Nel panorama italiano sono molto rari i progetti ambient e d'”improvvisazione”. Si può dire in modo esplicito che in Italia una scena del genere non esista per nulla, almeno per ciò che concerne quest’ultimo lustro a cavallo tra gli anni ’00 e ’10. L’ambient è sempre stato monopolio angloamericano e nonostante la sua potenziale universalità è sempre stato un genere poco esportabile. Rari infatti sono stati i casi di band italiane capaci di avere un riscontro anche all’estero, come ad esempio i Port Royal. Questione di cortile o di una nicchia troppo stretta? O semplice questione di mercato che non “tira”?

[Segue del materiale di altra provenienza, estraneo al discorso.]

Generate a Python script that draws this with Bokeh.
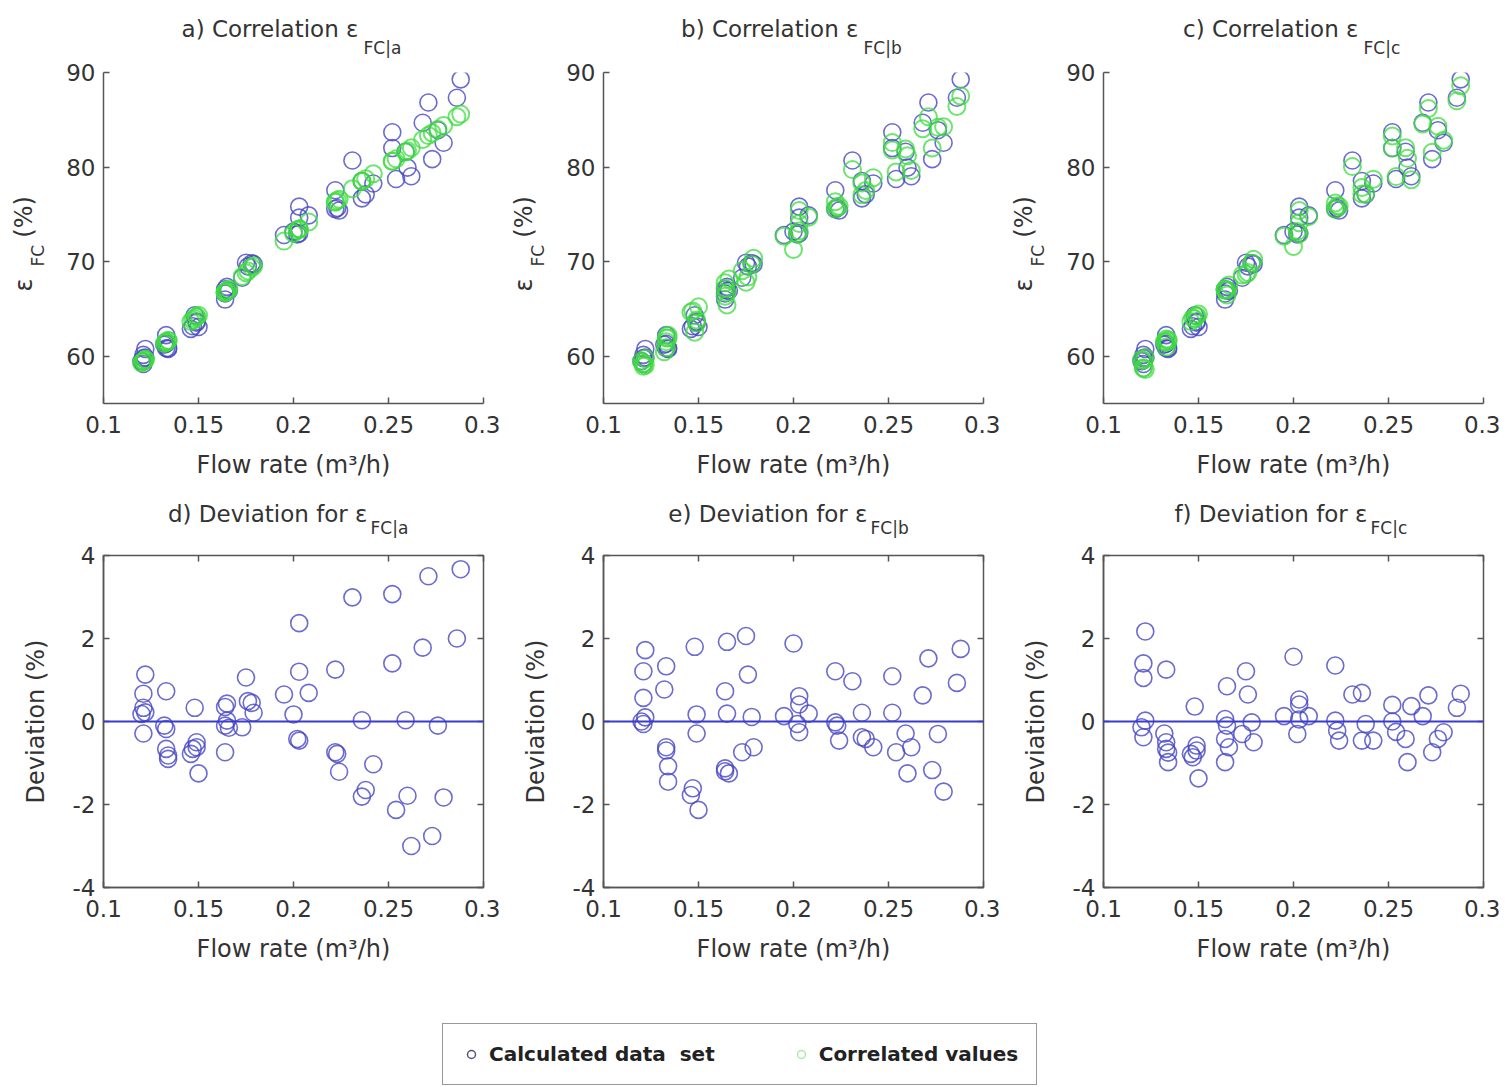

Risposte certe a domande estemporanee non ve ne sono. Sta di fatto che in questa circostanza, Emanuele de Raymondi apre un bello squarcio su questo tipo di discussioni.
“Buyukberber Variation” è un progetto con una forte caratterizzazione, che si fonda su di un concept affascinante. De Raymondi reinterpreta, utilizzando distorsioni elettroniche, le improvvisazioni al clarinetto del turco Oguz Buyukberber. La performance del clarinettista è stata registrata all’interno di un loft completamente vuoto, a Berlino, senza l’ausilio di alcun effetto digitale o altra strumentazione.
Le composizioni di Buyukberber vengono alterate dal sound artist italiano, il quale realizza una interessante sintesi stilistica tra elettronica, ambient, jazz e minimalismo. L’obiettivo di De Raymondi è di sperimentare le relazioni spontanee che sorgono tra il suono, lo spazio e la percezione, delineandosi a tal proposito come una realtà singolare all’interno della scena indipendente italiana.
“‘Buyukberber Variations” è un progetto interessante e sofisticato, sebbene sia stato realizzato all’impronta ha un preambolo ben articolato. Forse il caricare troppo di significati l’operazione, chiarendo il perchè si è scelto il termine variazione e non altro, il perchè è stato scelto quello spazio e non un altro, il perchè non si è usata un tipo di distorsione e non altre, la lezione di archeologia musicale con, pensate un po’, il riproporsi dell'”Epitaffio di Sicilo” – primo esempio di notazione musicale scritta di cui si abbia testimonianza, incisa su di una stele in Anatolia nel primo secolo dopo Cristo e riproposta dal clarinettista turco per dire che “si può essere contemporanei senza dimenticare le nostre origini” – ha appesantito molto tutta l’intera confezione, irrigidendo quella spontaneità , svelando la natura di quel mistero e di quella meraviglia che ascolti ignari avevano suggerito. Esperimento di nicchia dalle alte ambizioni, “‘Buyukberber Variations” è un perfetto caso studio per un eventuale tesi in “sociologia della musica”, ma per tutti gli altri comuni mortali è un’operazione intellettuale che si apprezza solo nella teoria.